Quote the whole listing word for word. Do not include the pictures.

* **COLLECTED MATERIAL**:
◇ ◇ ◇ ◇
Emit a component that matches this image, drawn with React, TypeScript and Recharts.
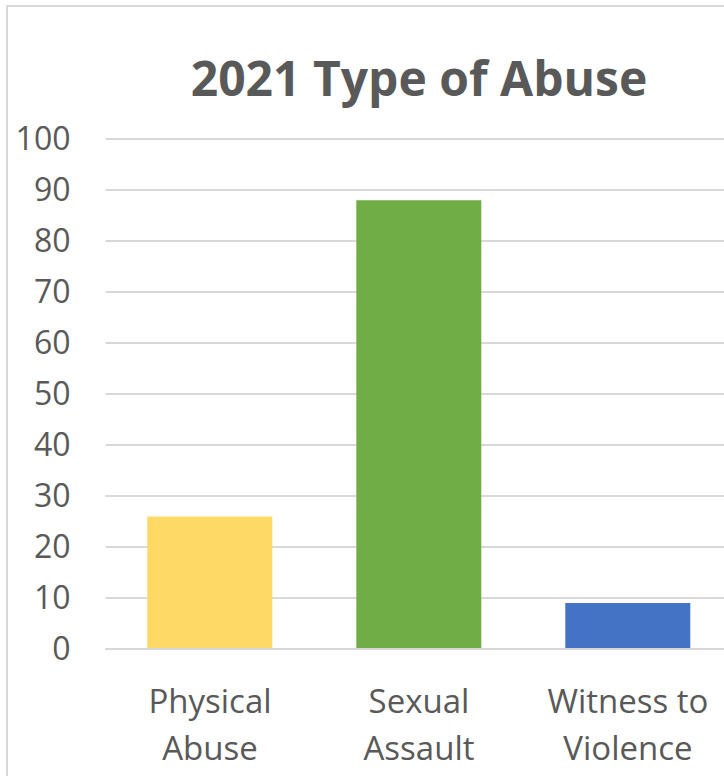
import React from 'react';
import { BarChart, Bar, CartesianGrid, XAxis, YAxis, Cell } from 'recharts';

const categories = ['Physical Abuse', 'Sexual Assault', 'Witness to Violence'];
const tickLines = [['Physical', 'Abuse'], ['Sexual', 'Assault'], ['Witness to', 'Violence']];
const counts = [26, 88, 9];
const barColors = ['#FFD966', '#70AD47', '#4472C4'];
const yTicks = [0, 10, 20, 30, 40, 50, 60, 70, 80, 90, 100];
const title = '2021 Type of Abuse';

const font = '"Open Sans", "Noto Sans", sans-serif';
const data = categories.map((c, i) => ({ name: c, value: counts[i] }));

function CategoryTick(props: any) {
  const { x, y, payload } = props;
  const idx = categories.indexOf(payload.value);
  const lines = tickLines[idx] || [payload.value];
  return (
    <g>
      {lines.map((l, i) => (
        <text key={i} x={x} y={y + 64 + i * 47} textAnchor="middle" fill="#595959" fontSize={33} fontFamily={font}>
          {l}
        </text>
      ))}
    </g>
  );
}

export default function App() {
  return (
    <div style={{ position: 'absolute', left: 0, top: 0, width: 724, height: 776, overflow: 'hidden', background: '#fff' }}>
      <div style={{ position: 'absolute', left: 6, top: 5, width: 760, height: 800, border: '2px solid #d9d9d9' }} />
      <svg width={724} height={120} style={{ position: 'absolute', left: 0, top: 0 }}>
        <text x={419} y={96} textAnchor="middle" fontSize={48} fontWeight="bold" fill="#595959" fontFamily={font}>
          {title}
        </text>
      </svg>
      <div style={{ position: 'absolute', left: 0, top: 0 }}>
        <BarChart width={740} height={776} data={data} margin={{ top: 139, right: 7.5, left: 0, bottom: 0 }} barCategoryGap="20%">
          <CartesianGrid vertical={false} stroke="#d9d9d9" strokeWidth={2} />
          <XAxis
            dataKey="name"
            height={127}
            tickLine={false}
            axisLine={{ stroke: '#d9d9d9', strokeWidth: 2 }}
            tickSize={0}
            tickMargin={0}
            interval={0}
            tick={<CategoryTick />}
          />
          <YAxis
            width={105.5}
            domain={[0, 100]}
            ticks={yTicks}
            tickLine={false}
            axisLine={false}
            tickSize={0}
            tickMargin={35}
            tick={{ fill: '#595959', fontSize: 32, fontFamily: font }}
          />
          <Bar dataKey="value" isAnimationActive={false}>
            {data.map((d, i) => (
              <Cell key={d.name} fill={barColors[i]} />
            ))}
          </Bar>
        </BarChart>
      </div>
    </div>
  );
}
◇ ◇ ◇ ◇
* **TASK OUTPUT**:
Emit a component that matches this image, drawn with React, TypeScript and Recharts.
import React from 'react';
import { BarChart, Bar, CartesianGrid, XAxis, YAxis, Cell } from 'recharts';

const categories = ['Physical Abuse', 'Sexual Assault', 'Witness to Violence'];
const tickLines = [['Physical', 'Abuse'], ['Sexual', 'Assault'], ['Witness to', 'Violence']];
const counts = [26, 88, 9];
const barColors = ['#FFD966', '#70AD47', '#4472C4'];
const yTicks = [0, 10, 20, 30, 40, 50, 60, 70, 80, 90, 100];
const title = '2021 Type of Abuse';

const font = '"Open Sans", "Noto Sans", sans-serif';
const data = categories.map((c, i) => ({ name: c, value: counts[i] }));

function CategoryTick(props: any) {
  const { x, y, payload } = props;
  const idx = categories.indexOf(payload.value);
  const lines = tickLines[idx] || [payload.value];
  return (
    <g>
      {lines.map((l, i) => (
        <text key={i} x={x} y={y + 64 + i * 47} textAnchor="middle" fill="#595959" fontSize={33} fontFamily={font}>
          {l}
        </text>
      ))}
    </g>
  );
}

export default function App() {
  return (
    <div style={{ position: 'absolute', left: 0, top: 0, width: 724, height: 776, overflow: 'hidden', background: '#fff' }}>
      <div style={{ position: 'absolute', left: 6, top: 5, width: 760, height: 800, border: '2px solid #d9d9d9' }} />
      <svg width={724} height={120} style={{ position: 'absolute', left: 0, top: 0 }}>
        <text x={419} y={96} textAnchor="middle" fontSize={48} fontWeight="bold" fill="#595959" fontFamily={font}>
          {title}
        </text>
      </svg>
      <div style={{ position: 'absolute', left: 0, top: 0 }}>
        <BarChart width={740} height={776} data={data} margin={{ top: 139, right: 7.5, left: 0, bottom: 0 }} barCategoryGap="20%">
          <CartesianGrid vertical={false} stroke="#d9d9d9" strokeWidth={2} />
          <XAxis
            dataKey="name"
            height={127}
            tickLine={false}
            axisLine={{ stroke: '#d9d9d9', strokeWidth: 2 }}
            tickSize={0}
            tickMargin={0}
            interval={0}
            tick={<CategoryTick />}
          />
          <YAxis
            width={105.5}
            domain={[0, 100]}
            ticks={yTicks}
            tickLine={false}
            axisLine={false}
            tickSize={0}
            tickMargin={35}
            tick={{ fill: '#595959', fontSize: 32, fontFamily: font }}
          />
          <Bar dataKey="value" isAnimationActive={false}>
            {data.map((d, i) => (
              <Cell key={d.name} fill={barColors[i]} />
            ))}
          </Bar>
        </BarChart>
      </div>
    </div>
  );
}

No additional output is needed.